Sekarang tentang yang mengurangi impor dengan proteksionisme. Impor memang akan berkurang. Tetapi kalau tabungannya tidak dinaikkan, impor yang menurun berarti suplai dolar kepada dunia yang menurun pula, sehingga dolar menjadi kuat. Dolar yang menguat akan mendorong impor dan mengurangi ekspor. Dus memperbesar defisit transaksi berjalan. Maka bagaimanapun, expenditure switching harus dibarengi dengan expenditure reducing dengan cara memperbesar tabungan, atau memperkecil konsumsi. Ini berarti harus resesif. Mungkin ada cara-cara lain lagi dengan untung ruginya. Yang mampu saya tangkap hanyalah pendapat Muhammad Chatib Basri yang didukung oleh Paul Krugman, dan pendapat Lester Thurow tersebut. 

Bagaimana visi jangka panjang para eksekutif Pemerintah Indonesia? Dan apa anjuran Bank Dunia? Sama sekali tidak jelas. Yang telah dilakukan oleh Pemerintah Indonesia adalah meringankan defisit transaksi berjalan dengan penjualan BUMN. Di AS juga terjadi penjualan aset nasional kepada pihak asing. Tetapi sekarang Presiden Clinton mempunyai visi dan kesepakatan dengan Partai Republik untuk menyeimbangkan anggaran negara sebagai cara untuk menyeimbangkan defisit transaksi berjalan. Bagaimana Indonesia?
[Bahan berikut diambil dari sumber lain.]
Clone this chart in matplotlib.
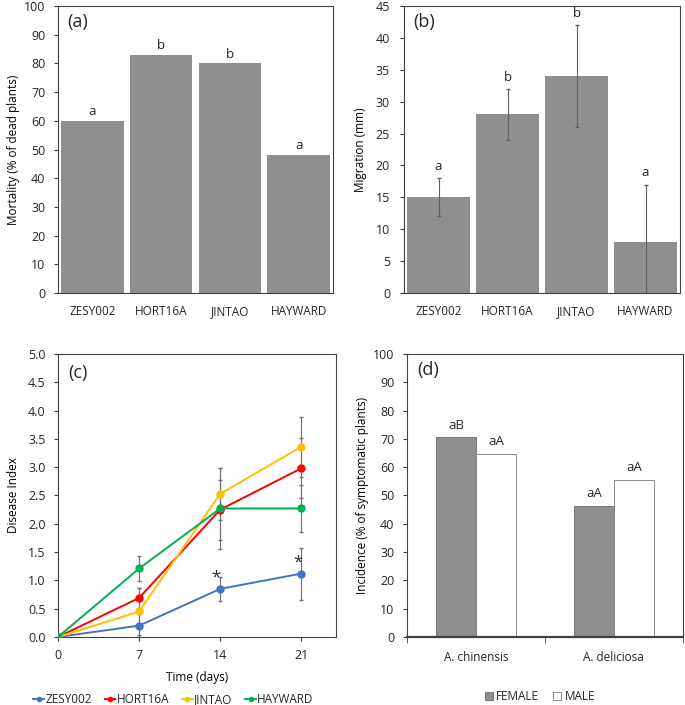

Indonesia mengatakan anggaran negaranya tidak defisit! 

Kwik kian Gie, ekonom senior

Kompas, 23 Juni 1997


Sumber

Kwik Kian Gie, Gonjang-Ganjing Ekonomi Indonesia: Badai Belum Akan Segera Berlalu, Jakarta: Gramedia Pustaka Utama dan Sekolah Tinggi Ilmu Ekonomi IBII, 1998, h. 399-404.